Crochet Inspiration in the Movies | That Hollywood Afghan and Delicate Black Shawl
I can't believe how long it has been since I last posted a Crochet Inspiration post. Over a year at least! It just goes to show how preoccupied I have been with other things. And what a shame!
If you are new to these posts be sure to visit my Crochet Obsession page to see other posts on the subject. As a quick summary, I enjoy spotting pieces of crochet in movies, or things that inspire me to crochet, and sharing them here on Ginger Peachy. Some of which I have even gotten around to recreating (see The Pioneer Shawl).
While watching one of our "oldie-goldie" favorite movies, Seven Brides for Seven Brothers, I saw this afghan that looked all too familiar. This afghan is what I call the Hollywood Prop because it shows up in many different movies. (See this post for previous instances of this afghan).
The afghan is characterized by its motifs of multiple colors. Each motif has two tones of color and is surrounded by black with a black border. It appears to be a smaller afghan than most pioneers would have and instead makes a wonderful make-shift shawl.
As many times as I have seen this afghan, one day I will have to recreate it, despite my earlier reserves with the black (I don't like black). A person can only see a piece so many times before they realize it is begging for them to make one just like it.
On a more simple note, a few of the townswomen don crocheted blankets and shawls as well. I love the knit of the red --it's so thick and chunky. Hollywood didn't spare the vintage pieces and I am glad.

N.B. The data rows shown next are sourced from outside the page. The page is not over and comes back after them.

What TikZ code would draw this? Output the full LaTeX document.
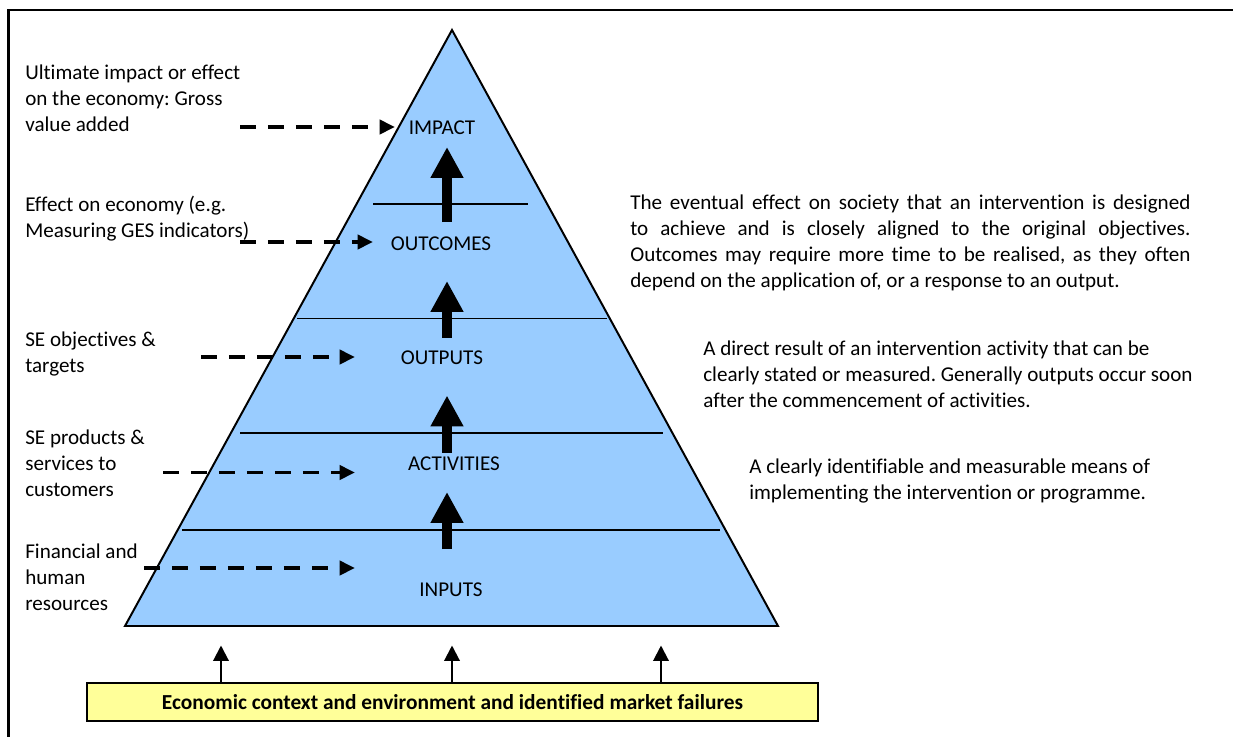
\documentclass[tikz,border=0pt]{standalone}
\usepackage{fontspec}
\setmainfont{Carlito}[Ligatures=NoCommon]
\usetikzlibrary{arrows.meta}
\definecolor{pyrblue}{HTML}{99CCFF}
\definecolor{ctxyellow}{HTML}{FFFF99}
\frenchspacing
\begin{document}
\begin{tikzpicture}[x=0.025cm, y=-0.025cm,
    font=\fontsize{15}{18.5}\selectfont,
    lbl/.style ={inner sep=0pt, align=left, anchor=west},
    lvl/.style ={inner sep=0pt},
    sepline/.style={line width=1.4pt},
    feed/.style ={line width=2.8pt, dash pattern=on 11.4pt off 8.5pt, -{Triangle[length=11pt,width=10pt]}},
    rise/.style ={line width=7.6pt, -{Triangle[length=22pt,width=22pt]}},
    ctx/.style ={line width=1.5pt, -{Triangle[length=11pt,width=11pt]}},
  ]
  \useasboundingbox (0,0) rectangle (1233,736);
  \draw[line width=1.5pt] (8.5,10) rectangle (1260,760);

  % pyramid
  \coordinate (apex) at (452,30);
  \coordinate (bl) at (125,626);
  \coordinate (br) at (778,626);
  \draw[fill=pyrblue, line width=1.4pt] (apex) -- (br) -- (bl) -- cycle;
  \draw[sepline] (373,204) -- (528,204);
  \draw[sepline] (297,318.5) -- (607,318.5);
  \draw[sepline] (240,433) -- (663,433);
  \draw[sepline] (182,530) -- (720,530);

  % levels
  \node[lvl] (impact) at (442,128) {IMPACT};
  \node[lvl] (outcomes) at (441,244) {OUTCOMES};
  \node[lvl] (outputs) at (442,358) {OUTPUTS};
  \node[lvl] (activities) at (454,464) {ACTIVITIES};
  \node[lvl] (inputs) at (451,590) {INPUTS};

  % big arrows between levels
  \foreach \n/\lo/\hi in {a/222/147, b/337.5/281, c/452.5/395.5, d/549/492}{
    \coordinate (rise\n0) at (447,\lo);
    \coordinate (rise\n1) at (447,\hi);
    \draw[rise] (rise\n0) -- (rise\n1);
  }

  % left hand descriptions
  \node[lbl] (gva) at (25,98) {Ultimate impact or effect\\on the economy: Gross\\value added};
  \node[lbl] (ges) at (25,219) {Effect on economy (e.g.\\Measuring GES indicators)};
  \node[lbl] (seobj) at (25,354) {SE objectives \&\\targets};
  \node[lbl] (seprod) at (25,463) {SE products \&\\services to\\customers};
  \node[lbl] (finres) at (25,577) {Financial and\\human\\resources};

  \foreach \n/\x/\tx/\y in {1/240/395/127, 2/240/373/242, 3/201/355/357, 4/163/355/472.5, 5/144/355/568}{
    \coordinate (fs\n) at (\x,\y);
    \coordinate (ft\n) at (\tx,\y);
    \draw[feed] (fs\n) -- (ft\n);
  }

  % right hand definitions
  \node[inner sep=0pt, anchor=west, text width=14cm, align=justify] (defout) at (630,242.5)
    {The eventual effect on society that an intervention is designed\linebreak
     to achieve and is closely aligned to the original objectives.\linebreak
     Outcomes may require more time to be realised, as they often\linebreak
     depend on the application of, or a response to an output.};
  \node[lbl] (defput) at (703,374) {A direct result of an intervention activity that can be\\clearly stated or measured. Generally outputs occur soon\\after the commencement of activities.};
  \node[lbl] (defact) at (749,481) {A clearly identifiable and measurable means of\\implementing the intervention or programme.};

  % context box
  \node[draw, line width=1.4pt, fill=ctxyellow, minimum width=731*0.025cm, minimum height=38*0.025cm,
        font=\fontsize{15.2}{17}\selectfont\bfseries] (ctx) at (452.5,702) {Economic context and environment and identified market failures};
  \foreach \x in {221,452,661}
    \draw[ctx] (ctx.north -| \x,0) -- (\x,645.5);
\end{tikzpicture}
\end{document}
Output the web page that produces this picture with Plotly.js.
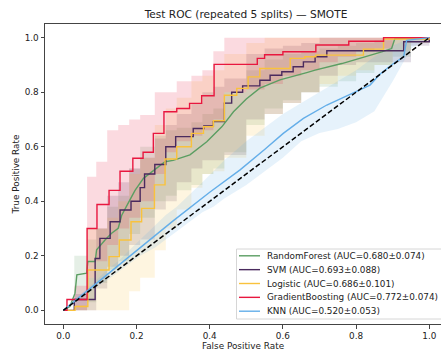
<!DOCTYPE html>
<html>
<head>
<meta charset="utf-8">
<script src="https://cdn.plot.ly/plotly-3.0.1.min.js"></script>
<style>html,body{margin:0;padding:0;background:#fff;}#chart{width:441px;height:354px;}</style>
</head>
<body>
<div id="chart"></div>
<script>
// ---- model names and AUC labels ----
const models = ["RandomForest", "SVM", "Logistic", "GradientBoosting", "KNN"];
const aucLabels = ["AUC=0.680±0.074", "AUC=0.693±0.088", "AUC=0.686±0.101", "AUC=0.772±0.074", "AUC=0.520±0.053"];
const colors = ["#5b9e62", "#4a2a5e", "#f9c23c", "#e8173f", "#64aee9"];

// ---- mean ROC curves ----
const rfFpr = [0,0.018,0.032,0.037,0.064,0.067,0.087,0.091,0.114,0.132,0.15,0.16,0.182,0.196,0.219,0.26,0.278,0.30,0.333,0.346,0.392,0.433,0.465,0.5,0.537,0.592,0.665,0.688,0.761,0.811,0.87,0.897,0.906,1.0];
const rfTpr = [0,0.014,0.063,0.13,0.136,0.179,0.179,0.222,0.258,0.283,0.301,0.35,0.405,0.44,0.484,0.527,0.545,0.55,0.563,0.57,0.618,0.673,0.728,0.775,0.815,0.845,0.872,0.881,0.905,0.924,0.948,0.96,0.997,1.0];

const svmFpr = [0,0.03,0.087,0.10,0.128,0.155,0.185,0.21,0.222,0.25,0.28,0.307,0.355,0.384,0.41,0.44,0.46,0.49,0.537,0.565,0.597,0.628,0.656,0.688,0.72,0.93,1.0];
const svmTpr = [0,0.04,0.19,0.264,0.325,0.368,0.40,0.45,0.50,0.535,0.60,0.637,0.667,0.676,0.692,0.76,0.80,0.823,0.844,0.862,0.875,0.893,0.911,0.93,0.952,0.985,1.0];

const lrFpr = [0,0.032,0.067,0.125,0.153,0.185,0.214,0.249,0.278,0.31,0.35,0.383,0.41,0.44,0.474,0.505,0.537,0.62,0.66,0.69,0.82,0.875,1.0];
const lrTpr = [0,0.014,0.148,0.197,0.258,0.325,0.374,0.46,0.555,0.60,0.649,0.673,0.695,0.789,0.814,0.856,0.887,0.924,0.93,0.936,0.958,0.995,1.0];

const gbFpr = [0,0.01,0.065,0.092,0.125,0.155,0.19,0.218,0.246,0.275,0.31,0.345,0.378,0.412,0.53,0.55,0.60,0.69,0.78,0.875,1.0];
const gbTpr = [0,0.04,0.30,0.388,0.44,0.51,0.558,0.58,0.649,0.728,0.74,0.759,0.787,0.902,0.924,0.937,0.948,0.973,0.987,1.0,1.0];

const knnFpr = [0,0.1,0.2,0.3,0.4,0.483,0.55,0.601,0.656,0.72,0.779,0.838,0.865,0.902,0.93,0.938,1.0];
const knnTpr = [0,0.11,0.218,0.328,0.433,0.515,0.59,0.649,0.704,0.753,0.789,0.826,0.866,0.905,0.93,0.99,1.0];

// ---- ±1 std bands (read on a common FPR grid) ----
const bandFpr = [0,0.03,0.065,0.09,0.12,0.15,0.18,0.21,0.25,0.28,0.31,0.35,0.38,0.41,0.44,0.5,0.55,0.6,0.65,0.7,0.75,0.8,0.85,0.9,0.95,1];
const rfUp  = [0,0.20,0.26,0.30,0.38,0.42,0.52,0.60,0.64,0.66,0.67,0.69,0.72,0.74,0.80,0.88,0.92,0.94,0.95,0.96,0.97,0.98,0.99,1,1,1];
const rfLo  = [0,0,0.03,0.10,0.15,0.18,0.28,0.34,0.40,0.42,0.44,0.46,0.50,0.52,0.58,0.68,0.74,0.77,0.80,0.82,0.84,0.87,0.90,0.93,0.99,1];
const svmUp = [0,0.06,0.12,0.30,0.42,0.47,0.52,0.56,0.63,0.68,0.72,0.76,0.80,0.82,0.85,0.94,0.96,0.97,0.98,1,1,1,1,1,1,1];
const svmLo = [0,0,0,0.08,0.16,0.20,0.24,0.26,0.37,0.40,0.47,0.52,0.55,0.55,0.57,0.70,0.72,0.76,0.80,0.86,0.90,0.91,0.91,0.91,0.97,1];
const lrUp  = [0,0.02,0.30,0.30,0.34,0.40,0.50,0.56,0.68,0.74,0.78,0.84,0.86,0.88,0.94,0.98,1,1,1,1,1,1,1,1,1,1];
const lrLo  = [0,0,0,0,0,0,0.07,0.12,0.22,0.30,0.37,0.45,0.50,0.51,0.56,0.64,0.72,0.76,0.80,0.83,0.86,0.88,0.90,0.95,0.98,1];
const gbUp  = [0,0.09,0.49,0.545,0.66,0.68,0.70,0.716,0.80,0.80,0.84,0.86,0.88,0.95,1,1,1,1,1,1,1,1,1,1,1,1];
const gbLo  = [0,0,0.12,0.18,0.24,0.30,0.34,0.40,0.50,0.58,0.62,0.64,0.66,0.70,0.80,0.81,0.83,0.86,0.88,0.91,0.93,0.95,0.96,1,1,1];
const knnUp = [0,0.04,0.08,0.11,0.15,0.18,0.22,0.26,0.31,0.35,0.38,0.43,0.47,0.51,0.55,0.62,0.67,0.72,0.76,0.80,0.84,0.88,0.93,0.97,1,1];
const knnLo = [0,0.025,0.06,0.085,0.11,0.14,0.17,0.20,0.23,0.26,0.29,0.33,0.36,0.38,0.41,0.46,0.51,0.56,0.62,0.65,0.665,0.69,0.73,0.84,0.96,1];

const xTicks = [0, 0.2, 0.4, 0.6, 0.8, 1.0];
const yTicks = [0, 0.2, 0.4, 0.6, 0.8, 1.0];

// ---- build traces ----
const means = [[rfFpr, rfTpr, 'linear'], [svmFpr, svmTpr, 'hv'], [lrFpr, lrTpr, 'hv'], [gbFpr, gbTpr, 'hv'], [knnFpr, knnTpr, 'linear']];
const bands = [[rfUp, rfLo, 'hv'], [svmUp, svmLo, 'hv'], [lrUp, lrLo, 'hv'], [gbUp, gbLo, 'hv'], [knnUp, knnLo, 'linear']];

function rgba(hex, a) {
  const n = parseInt(hex.slice(1), 16);
  return `rgba(${(n >> 16) & 255},${(n >> 8) & 255},${n & 255},${a})`;
}

const traces = [];
bands.forEach((b, i) => {
  traces.push({x: bandFpr, y: b[1], type: 'scatter', mode: 'lines', line: {width: 0, shape: b[2]}, showlegend: false, hoverinfo: 'skip'});
  traces.push({x: bandFpr, y: b[0], type: 'scatter', mode: 'lines', line: {width: 0, shape: b[2]}, fill: 'tonexty', fillcolor: rgba(colors[i], 0.16), showlegend: false, hoverinfo: 'skip'});
});
means.forEach((m, i) => {
  traces.push({x: m[0], y: m[1], type: 'scatter', mode: 'lines', showlegend: false, name: models[i] + ' (' + aucLabels[i] + ')',
    line: {color: colors[i], width: 1.4, shape: m[2]}});
});
traces.push({x: [0, 1], y: [0, 1], type: 'scatter', mode: 'lines', showlegend: false,
  line: {color: '#000', width: 1.5, dash: '5px,2.5px'}});

// ---- legend (matplotlib-style, compact rows) ----
const plotL = 45, plotW = 396, plotB = 324, plotH = 300;
const px2x = px => (px - plotL) / plotW;
const px2y = py => (plotB - py) / plotH;
const shapes = [{type: 'rect', xref: 'paper', yref: 'paper', x0: px2x(236.5), x1: px2x(446), y0: px2y(319), y1: px2y(249),
  line: {color: '#d6d6d6', width: 1}, fillcolor: 'rgba(255,255,255,0.8)', layer: 'above'}];
const annotations = [];
models.forEach((m, i) => {
  const py = 255.8 + i * 13.85;
  shapes.push({type: 'line', xref: 'paper', yref: 'paper', x0: px2x(239), x1: px2x(260), y0: px2y(py), y1: px2y(py),
    line: {color: colors[i], width: 1.4}, layer: 'above'});
  annotations.push({xref: 'paper', yref: 'paper', x: px2x(265), y: px2y(py), xanchor: 'left', yanchor: 'middle',
    text: m + ' (' + aucLabels[i] + ')', showarrow: false, font: {family: 'DejaVu Sans, sans-serif', size: 8.85, color: '#222'}});
});

const font = 'DejaVu Sans, sans-serif';
const layout = {
  width: 441, height: 354,
  margin: {l: 45, r: 0, t: 24, b: 30, pad: 0},
  paper_bgcolor: '#fff', plot_bgcolor: '#fff',
  font: {family: font, size: 8.85, color: '#222'},
  title: {text: 'Test ROC (repeated 5 splits) — SMOTE', font: {family: font, size: 10.6, color: '#222'},
    xref: 'container', x: 246 / 441, xanchor: 'center', yref: 'container', y: 1 - 14 / 354, yanchor: 'middle'},
  showlegend: false,
  shapes: shapes,
  annotations: annotations,
  xaxis: {range: [-0.05, -0.05 + 396 / 366], tickvals: xTicks, ticktext: xTicks.map(v => v.toFixed(1)),
    showgrid: false, zeroline: false, showline: true, mirror: true, linecolor: '#444', linewidth: 1,
    ticks: 'outside', ticklen: 3.5, tickcolor: '#444', tickfont: {family: font, size: 8.85, color: '#222'},
    title: {text: 'False Positive Rate', font: {family: font, size: 8.85, color: '#222'}, standoff: 1}},
  yaxis: {range: [-0.05, 1.05], tickvals: yTicks, ticktext: yTicks.map(v => v.toFixed(1)),
    showgrid: false, zeroline: false, showline: true, mirror: false, linecolor: '#444', linewidth: 1,
    ticks: 'outside', ticklen: 3.5, tickcolor: '#444', tickfont: {family: font, size: 8.85, color: '#222'},
    title: {text: 'True Positive Rate', font: {family: font, size: 8.85, color: '#222'}, standoff: 3}}
};

Plotly.newPlot('chart', traces, layout, {displayModeBar: false, staticPlot: true});
</script>
</body>
</html>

It makes the movie all the more authentic.
Here is another piece done in black but I can forgive them while Milly wears it with this outfit. It's the perfect thing to offset her blonde hair and tan blouse. This is a more delicate choice and very feminine. Take a look at the back.
Closer knit towards the top and lacier around the edge. What I would give for a better quality closeup of this picture! Shawls are very popular subjects of crocheters and I guess it is because of its history. Why was it, I wonder, that women would wrap themselves in shawls and afghans while men wore heavy coats? Maybe it started with the fashion statement. Shawls were handmade and usually delicately done, adding the perfect touch to an outfit, whether casual or formal. I think feminine when I consider them.
Of course, the costumes in this movie are pretty grand all around. And so are the songs and dances. All set in the 1850 Oregon frontier, making it, as I said, one of our favorites.